*** MATERIAL ***

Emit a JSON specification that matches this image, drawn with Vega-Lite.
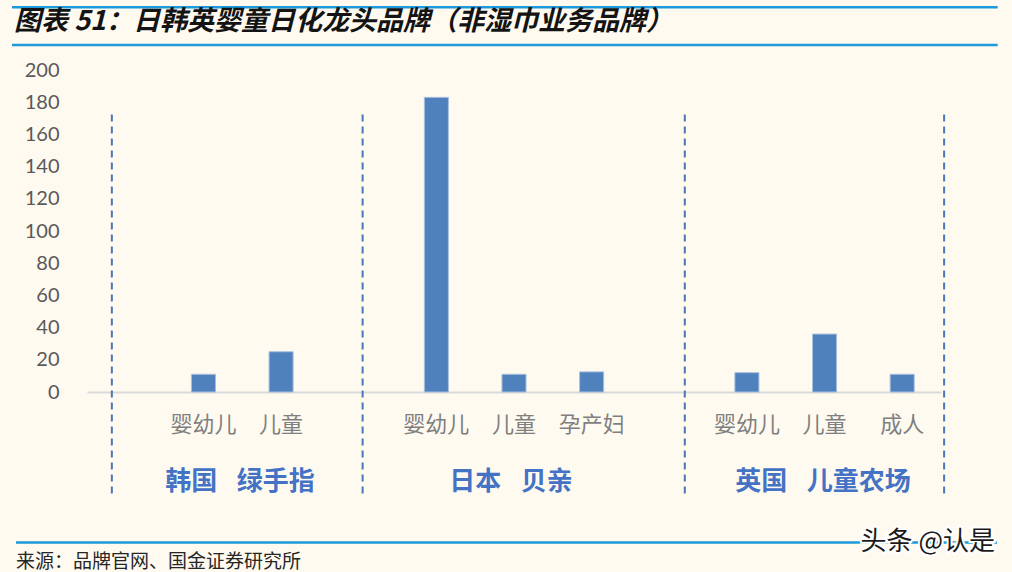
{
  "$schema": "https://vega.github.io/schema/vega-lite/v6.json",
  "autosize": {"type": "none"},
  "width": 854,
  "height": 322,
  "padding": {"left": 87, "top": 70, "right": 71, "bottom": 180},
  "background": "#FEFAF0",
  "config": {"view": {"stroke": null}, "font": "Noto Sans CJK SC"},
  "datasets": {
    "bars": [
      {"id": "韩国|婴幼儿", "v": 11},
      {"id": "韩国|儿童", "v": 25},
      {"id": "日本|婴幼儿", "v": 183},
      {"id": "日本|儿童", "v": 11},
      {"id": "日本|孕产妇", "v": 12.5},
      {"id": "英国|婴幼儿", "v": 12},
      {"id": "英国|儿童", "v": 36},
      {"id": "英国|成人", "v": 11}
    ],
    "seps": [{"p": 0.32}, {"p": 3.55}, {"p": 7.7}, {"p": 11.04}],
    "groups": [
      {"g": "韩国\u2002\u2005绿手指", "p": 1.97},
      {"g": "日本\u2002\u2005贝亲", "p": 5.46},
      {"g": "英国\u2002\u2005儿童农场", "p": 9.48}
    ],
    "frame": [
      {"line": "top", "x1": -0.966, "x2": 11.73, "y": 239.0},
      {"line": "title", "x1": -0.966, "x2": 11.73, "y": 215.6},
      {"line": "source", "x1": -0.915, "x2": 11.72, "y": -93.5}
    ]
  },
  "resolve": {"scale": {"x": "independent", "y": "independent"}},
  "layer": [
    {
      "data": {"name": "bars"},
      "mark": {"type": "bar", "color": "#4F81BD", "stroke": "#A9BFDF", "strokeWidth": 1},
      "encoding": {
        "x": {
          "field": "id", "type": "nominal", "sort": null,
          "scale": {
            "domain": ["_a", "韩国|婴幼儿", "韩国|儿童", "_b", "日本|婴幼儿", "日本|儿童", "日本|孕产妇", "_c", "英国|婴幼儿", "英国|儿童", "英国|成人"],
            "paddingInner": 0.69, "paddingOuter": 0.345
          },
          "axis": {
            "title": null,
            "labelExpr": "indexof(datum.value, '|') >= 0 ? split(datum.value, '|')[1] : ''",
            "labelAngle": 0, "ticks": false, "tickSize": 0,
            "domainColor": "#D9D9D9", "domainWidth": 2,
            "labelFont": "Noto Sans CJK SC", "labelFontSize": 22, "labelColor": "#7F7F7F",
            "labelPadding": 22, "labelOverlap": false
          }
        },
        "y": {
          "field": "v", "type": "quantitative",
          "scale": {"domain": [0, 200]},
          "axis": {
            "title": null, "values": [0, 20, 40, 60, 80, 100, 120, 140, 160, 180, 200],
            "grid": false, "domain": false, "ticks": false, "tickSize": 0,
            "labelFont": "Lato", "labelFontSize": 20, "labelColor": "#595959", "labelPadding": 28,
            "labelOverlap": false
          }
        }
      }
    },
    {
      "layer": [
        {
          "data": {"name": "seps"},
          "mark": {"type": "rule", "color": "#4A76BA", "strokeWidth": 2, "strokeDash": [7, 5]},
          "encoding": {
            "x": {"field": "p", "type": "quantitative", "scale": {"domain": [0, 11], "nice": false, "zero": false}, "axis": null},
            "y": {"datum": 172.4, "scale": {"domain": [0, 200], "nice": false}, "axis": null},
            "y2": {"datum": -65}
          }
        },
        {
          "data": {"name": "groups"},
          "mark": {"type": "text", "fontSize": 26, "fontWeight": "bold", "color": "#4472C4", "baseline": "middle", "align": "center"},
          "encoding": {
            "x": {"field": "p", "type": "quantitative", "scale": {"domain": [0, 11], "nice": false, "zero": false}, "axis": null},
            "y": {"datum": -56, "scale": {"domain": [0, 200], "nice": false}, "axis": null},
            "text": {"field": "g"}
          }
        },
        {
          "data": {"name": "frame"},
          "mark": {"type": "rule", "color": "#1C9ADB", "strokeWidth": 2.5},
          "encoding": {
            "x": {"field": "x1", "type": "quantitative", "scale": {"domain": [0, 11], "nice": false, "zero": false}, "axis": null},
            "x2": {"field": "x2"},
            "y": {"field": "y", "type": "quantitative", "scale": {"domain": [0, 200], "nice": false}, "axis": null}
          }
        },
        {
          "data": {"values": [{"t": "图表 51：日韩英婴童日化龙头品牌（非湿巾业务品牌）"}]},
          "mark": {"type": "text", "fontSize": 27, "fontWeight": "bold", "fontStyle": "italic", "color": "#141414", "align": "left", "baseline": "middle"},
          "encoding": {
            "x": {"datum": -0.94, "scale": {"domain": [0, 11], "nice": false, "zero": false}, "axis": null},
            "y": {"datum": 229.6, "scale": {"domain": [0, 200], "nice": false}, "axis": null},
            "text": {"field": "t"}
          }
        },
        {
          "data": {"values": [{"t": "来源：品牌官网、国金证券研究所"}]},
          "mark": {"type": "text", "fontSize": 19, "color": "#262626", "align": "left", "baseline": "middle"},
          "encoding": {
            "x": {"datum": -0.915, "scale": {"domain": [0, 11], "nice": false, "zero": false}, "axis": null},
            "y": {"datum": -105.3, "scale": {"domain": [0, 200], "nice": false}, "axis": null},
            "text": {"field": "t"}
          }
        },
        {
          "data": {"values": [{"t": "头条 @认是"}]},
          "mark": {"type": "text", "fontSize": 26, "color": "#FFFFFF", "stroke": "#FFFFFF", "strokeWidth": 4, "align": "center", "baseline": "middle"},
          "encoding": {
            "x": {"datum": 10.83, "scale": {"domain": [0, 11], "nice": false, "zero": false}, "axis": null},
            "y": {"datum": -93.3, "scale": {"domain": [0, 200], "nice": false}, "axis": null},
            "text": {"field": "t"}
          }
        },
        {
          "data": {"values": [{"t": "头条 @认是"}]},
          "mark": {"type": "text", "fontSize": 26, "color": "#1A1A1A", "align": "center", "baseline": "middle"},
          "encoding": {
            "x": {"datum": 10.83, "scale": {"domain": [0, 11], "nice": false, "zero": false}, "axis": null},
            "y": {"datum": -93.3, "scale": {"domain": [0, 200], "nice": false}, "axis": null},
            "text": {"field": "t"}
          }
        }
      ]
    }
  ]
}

***

**INSTRUCTIONS TO FOLLOW:** Copy out each line word for word, please, skipping the images.

**ANSWER TO THE TASK:**
Emit a JSON specification that matches this image, drawn with Vega-Lite.
{
  "$schema": "https://vega.github.io/schema/vega-lite/v6.json",
  "autosize": {"type": "none"},
  "width": 854,
  "height": 322,
  "padding": {"left": 87, "top": 70, "right": 71, "bottom": 180},
  "background": "#FEFAF0",
  "config": {"view": {"stroke": null}, "font": "Noto Sans CJK SC"},
  "datasets": {
    "bars": [
      {"id": "韩国|婴幼儿", "v": 11},
      {"id": "韩国|儿童", "v": 25},
      {"id": "日本|婴幼儿", "v": 183},
      {"id": "日本|儿童", "v": 11},
      {"id": "日本|孕产妇", "v": 12.5},
      {"id": "英国|婴幼儿", "v": 12},
      {"id": "英国|儿童", "v": 36},
      {"id": "英国|成人", "v": 11}
    ],
    "seps": [{"p": 0.32}, {"p": 3.55}, {"p": 7.7}, {"p": 11.04}],
    "groups": [
      {"g": "韩国\u2002\u2005绿手指", "p": 1.97},
      {"g": "日本\u2002\u2005贝亲", "p": 5.46},
      {"g": "英国\u2002\u2005儿童农场", "p": 9.48}
    ],
    "frame": [
      {"line": "top", "x1": -0.966, "x2": 11.73, "y": 239.0},
      {"line": "title", "x1": -0.966, "x2": 11.73, "y": 215.6},
      {"line": "source", "x1": -0.915, "x2": 11.72, "y": -93.5}
    ]
  },
  "resolve": {"scale": {"x": "independent", "y": "independent"}},
  "layer": [
    {
      "data": {"name": "bars"},
      "mark": {"type": "bar", "color": "#4F81BD", "stroke": "#A9BFDF", "strokeWidth": 1},
      "encoding": {
        "x": {
          "field": "id", "type": "nominal", "sort": null,
          "scale": {
            "domain": ["_a", "韩国|婴幼儿", "韩国|儿童", "_b", "日本|婴幼儿", "日本|儿童", "日本|孕产妇", "_c", "英国|婴幼儿", "英国|儿童", "英国|成人"],
            "paddingInner": 0.69, "paddingOuter": 0.345
          },
          "axis": {
            "title": null,
            "labelExpr": "indexof(datum.value, '|') >= 0 ? split(datum.value, '|')[1] : ''",
            "labelAngle": 0, "ticks": false, "tickSize": 0,
            "domainColor": "#D9D9D9", "domainWidth": 2,
            "labelFont": "Noto Sans CJK SC", "labelFontSize": 22, "labelColor": "#7F7F7F",
            "labelPadding": 22, "labelOverlap": false
          }
        },
        "y": {
          "field": "v", "type": "quantitative",
          "scale": {"domain": [0, 200]},
          "axis": {
            "title": null, "values": [0, 20, 40, 60, 80, 100, 120, 140, 160, 180, 200],
            "grid": false, "domain": false, "ticks": false, "tickSize": 0,
            "labelFont": "Lato", "labelFontSize": 20, "labelColor": "#595959", "labelPadding": 28,
            "labelOverlap": false
          }
        }
      }
    },
    {
      "layer": [
        {
          "data": {"name": "seps"},
          "mark": {"type": "rule", "color": "#4A76BA", "strokeWidth": 2, "strokeDash": [7, 5]},
          "encoding": {
            "x": {"field": "p", "type": "quantitative", "scale": {"domain": [0, 11], "nice": false, "zero": false}, "axis": null},
            "y": {"datum": 172.4, "scale": {"domain": [0, 200], "nice": false}, "axis": null},
            "y2": {"datum": -65}
          }
        },
        {
          "data": {"name": "groups"},
          "mark": {"type": "text", "fontSize": 26, "fontWeight": "bold", "color": "#4472C4", "baseline": "middle", "align": "center"},
          "encoding": {
            "x": {"field": "p", "type": "quantitative", "scale": {"domain": [0, 11], "nice": false, "zero": false}, "axis": null},
            "y": {"datum": -56, "scale": {"domain": [0, 200], "nice": false}, "axis": null},
            "text": {"field": "g"}
          }
        },
        {
          "data": {"name": "frame"},
          "mark": {"type": "rule", "color": "#1C9ADB", "strokeWidth": 2.5},
          "encoding": {
            "x": {"field": "x1", "type": "quantitative", "scale": {"domain": [0, 11], "nice": false, "zero": false}, "axis": null},
            "x2": {"field": "x2"},
            "y": {"field": "y", "type": "quantitative", "scale": {"domain": [0, 200], "nice": false}, "axis": null}
          }
        },
        {
          "data": {"values": [{"t": "图表 51：日韩英婴童日化龙头品牌（非湿巾业务品牌）"}]},
          "mark": {"type": "text", "fontSize": 27, "fontWeight": "bold", "fontStyle": "italic", "color": "#141414", "align": "left", "baseline": "middle"},
          "encoding": {
            "x": {"datum": -0.94, "scale": {"domain": [0, 11], "nice": false, "zero": false}, "axis": null},
            "y": {"datum": 229.6, "scale": {"domain": [0, 200], "nice": false}, "axis": null},
            "text": {"field": "t"}
          }
        },
        {
          "data": {"values": [{"t": "来源：品牌官网、国金证券研究所"}]},
          "mark": {"type": "text", "fontSize": 19, "color": "#262626", "align": "left", "baseline": "middle"},
          "encoding": {
            "x": {"datum": -0.915, "scale": {"domain": [0, 11], "nice": false, "zero": false}, "axis": null},
            "y": {"datum": -105.3, "scale": {"domain": [0, 200], "nice": false}, "axis": null},
            "text": {"field": "t"}
          }
        },
        {
          "data": {"values": [{"t": "头条 @认是"}]},
          "mark": {"type": "text", "fontSize": 26, "color": "#FFFFFF", "stroke": "#FFFFFF", "strokeWidth": 4, "align": "center", "baseline": "middle"},
          "encoding": {
            "x": {"datum": 10.83, "scale": {"domain": [0, 11], "nice": false, "zero": false}, "axis": null},
            "y": {"datum": -93.3, "scale": {"domain": [0, 200], "nice": false}, "axis": null},
            "text": {"field": "t"}
          }
        },
        {
          "data": {"values": [{"t": "头条 @认是"}]},
          "mark": {"type": "text", "fontSize": 26, "color": "#1A1A1A", "align": "center", "baseline": "middle"},
          "encoding": {
            "x": {"datum": 10.83, "scale": {"domain": [0, 11], "nice": false, "zero": false}, "axis": null},
            "y": {"datum": -93.3, "scale": {"domain": [0, 200], "nice": false}, "axis": null},
            "text": {"field": "t"}
          }
        }
      ]
    }
  ]
}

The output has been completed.